Smaller, in-home projects have been the bright spot in the sector. During the past two months, as unprecedented restrictions sent workers home and consigned people to work in bedrooms and at kitchen tables, the home services industry saw consumers flip their attitudes about their surroundings.

At first they were scared. Then, they began looking around their homes and decided they needed to get on projects they’d put off for years, said Larry Janesky, a Connecticut-based contractor with 300 dealers and 700 employees refurbishing attics, basements and roofs across the U.S. Basement waterproofing and refinishing projects took off in the past month or so because people realized they needed to upgrade space for a home office. Roofing also has shot up, Janesky said.

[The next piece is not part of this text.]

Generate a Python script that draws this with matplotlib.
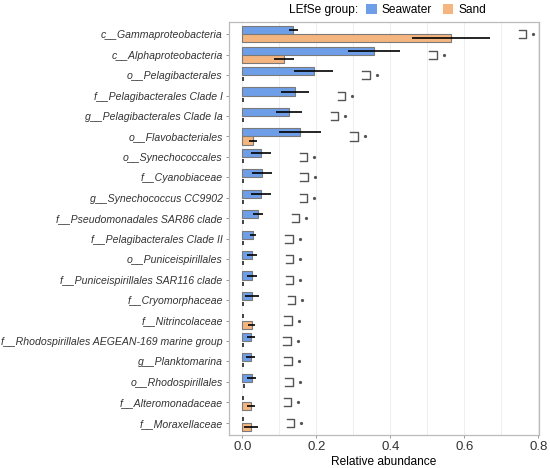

Before the outbreak, spending on home remodeling was expected to post annual growth of 3.9% by the first quarter of 2021. But the latest data rolling together, actual and forecasted impacts of the economic shutdown, have led to predictions of declines this year, with more of a drop off into 2021, according to Harvard University’s Joint Center for Housing Studies.

The uncertainty has analysts offering a mixed forecast for what will happen in the category later in the year.

“Whether confidence returns to undertake large projects could be dictated by the depth and duration of the economic and housing market decline,” wrote Wedbush analysts led by Seth Basham in a note about Home Depot, MarketWatch reported earlier in May.

Home construction, home sales and the value of existing homes could take a hit, and homeowners’ moods could play a big part, said Chris Herbert, managing director of the Harvard-based center.

It predicts more affordable metros in the Midwest and Sunbelt – including Cleveland, Cincinnati, Charlotte, Atlanta, Tampa and Phoenix – to see some gains through the year, of about 2 to 3%.

One big driver to watch is how small businesses rebound in coming months.

“If the government tells entrepreneurs to stay home, you can’t open … we’re going to have some real problems,” Janesky said. “I’m cautiously optimistic, depending on how long things drag on.”